Les personnages, eux, ont aussi les mêmes caractéristiques que dans nombre de ses films. Ce sont des gens ordinaires, de bonne volonté, volontaires, travailleurs, et soucieux de respect les règles de la société dans laquelle ils vivent. Ken Loach déroule ainsi son intrigue autour d'une famille à la frange de la pauvreté, dont le père se met à son compte comme livreur et la mère assure son job d'aide à domicile, tandis que leur ado de fils préfère s'adonner aux graffitis qu'aller au lycée. Et si le film fonctionne très bien dans ses ressorts dramatiques, il fait cette fois-ci jouer le rôle de « sage » à la fille de la famille.

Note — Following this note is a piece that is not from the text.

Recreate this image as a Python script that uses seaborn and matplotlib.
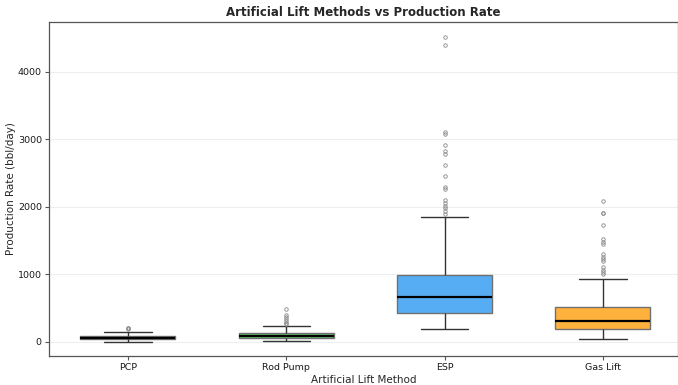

Très intéressant et documenté dans sa dénonciation minutieuse des franchises et autres fonctionnements de grands groupes de livraison (absence de contrat de travail, responsabilités et coûts rejetés sur l'employé, heures largement au dessus des maximums autorisés, cadences infernales...), le scénario ronronne cependant dans sa logique de descente aux enfers, parvenant à peine à générer l'émotion. S’intéressant particulièrement à la manière dont un travail peut « foutre en l’air » la cohésion d’une famille, le scénario met aussi en évidence l’absence de perspective pour les jeunes générations. Mais même si l’on pourra regretter quelque peu la faiblesse de l'interprétation féminine, dans une dernière partie qui aurait mérité de sa part une colère plus franche, cette cuvée 2019 de Ken Loach vaut tout de même le détour.